Après plusieurs jours de manifestations relativement calmes, des affrontements meurtriers se sont produits au Caire où six personnes auraient été tuées et environ 1.500 blessés lors de heurts entre pro et anti-Moubarak.
Ces échauffourées se sont déroulées sans que l'armée, pièce maîtresse dans le jeu politique, prenne partie pour l'un des deux camps ou qu'elle intervienne afin de faire cesser les troubles.
Les deux camps se sont affrontés à l'aide de pierres, de bâtons et de cocktails Molotov avant que les partisans de Moubarak fassent usage d'armes à feu au cours de la nuit et tuent un manifestant sur la place Tahrir, selon un médecin cité par la chaîne Arabia.
Malgré les attaques, les opposants au gouvernement ont conservé le contrôle de la place, lieu symbolique de leur révolte qu'ils occupent depuis 10 jours.
Dans ce face à face, vendredi, journée traditionnelle de prière, était attendue avec attention, l'opposition ayant appelé à un nouveau rassemblement de masse après celui de mardi qui a réuni plus d'un million de personnes au Caire.
"S'ils sont attaqués comme ils l'ont été aujourd'hui, par des groupes de jeunes gens armés, il y a alors le risque d'une véritable instabilité", juge Elijah Zarouan, expert appartenant à l’International Crisis Group. "Je crains que cela soit le signe avant-coureur de troubles plus grands".
A Washington, un haut responsable de l'administration Obama a dit partager l'analyse faite par les manifestants et par les témoins sur place selon laquelle que les assaillants ont été lancés par un allié de Moubarak pour intimider les contestataires.
"Scènes méprisables"
A Londres, le Premier ministre David Cameron a également dit prendre au sérieux l'idée que ces violences sont orchestrées par le gouvernement égyptien.
"S'il s'avère que le régime a d'une quelconque manière soutenu ou toléré ces violences, cela serait totalement inacceptable.

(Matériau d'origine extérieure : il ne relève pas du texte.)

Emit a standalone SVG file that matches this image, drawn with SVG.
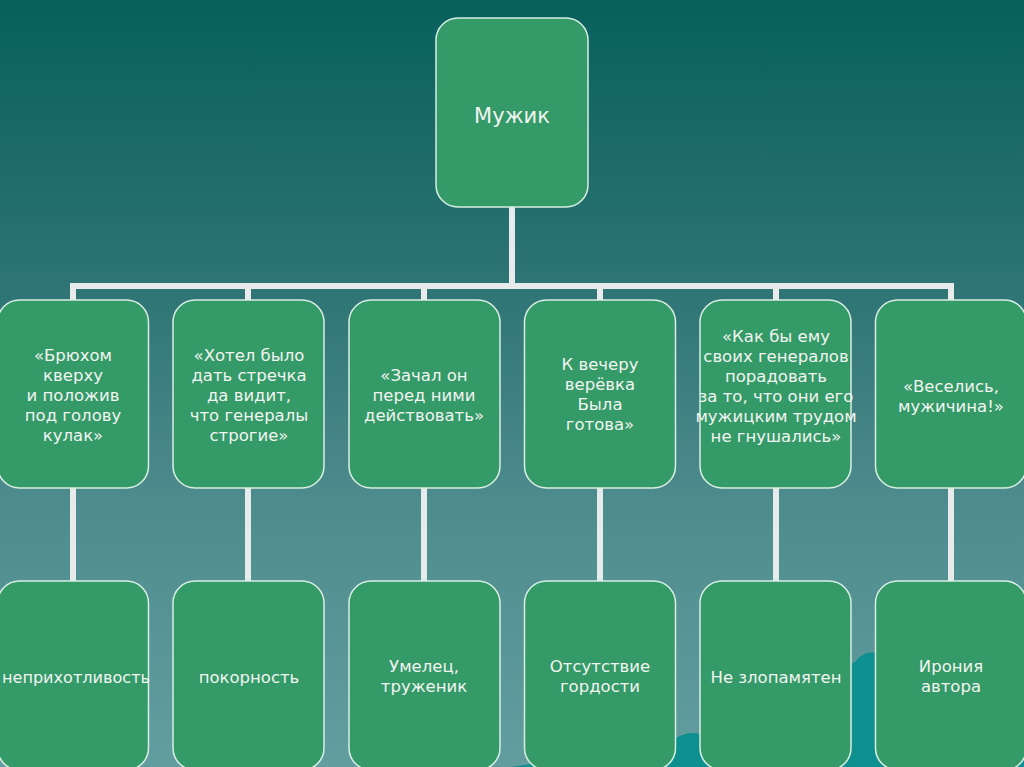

Nous avons assisté à des scènes méprisables", a dit Cameron à la presse.
Les effets bénéfiques, en termes d'image, que Moubarak pouvait avoir obtenus en annonçant sa décision de ne pas briguer un nouveau mandat en septembre, se sont dissipés dans les violences de ses partisans.
Mais pour les auteurs de ces attaques, le problème n'est pas celui d'une campagne de relation publique: des journalistes y compris étrangers ont été agressés et selon le Comité de protection des journalistes (CPJ), le but est d'imposer une censure.
"Ce qui se passe jette une ombre très négative sur l'image du gouvernement de Moubarak. Cela ternit son image à l'étranger", a jugé Moustapha Kamel al Sayyid, politologue.
Pour Hassan Nafaa, figure de l'opposition égyptienne, ces agressions sont "une tentative stupide et désespérée de la part du Parti national démocratique et de la part de l'appareil d'Etat".
"Cela ne mettra pas fin à la contestation. Ce n'est pas une révolution sur la place Tahrir. C'est un soulèvement général", a-t-il ajouté.
La ligne dure choisie par Moubarak qui entend aller jusqu'au bout de son mandat a eu l'heur d'agacer les Etats-Unis dont le président égyptien est un allié fidèle depuis 30 ans.
Mardi, Barack Obama avait expliqué à son homologue que le temps du changement était venu et que la transition du pouvoir devait débuter maintenant.
Face au refus de Moubarak, Robert Gibbs, porte-parole de la Maison blanche, a jugé bon de rappeler que "maintenant veut dire maintenant", accentuant encore un peu plus la pression sur le dirigeant égyptien.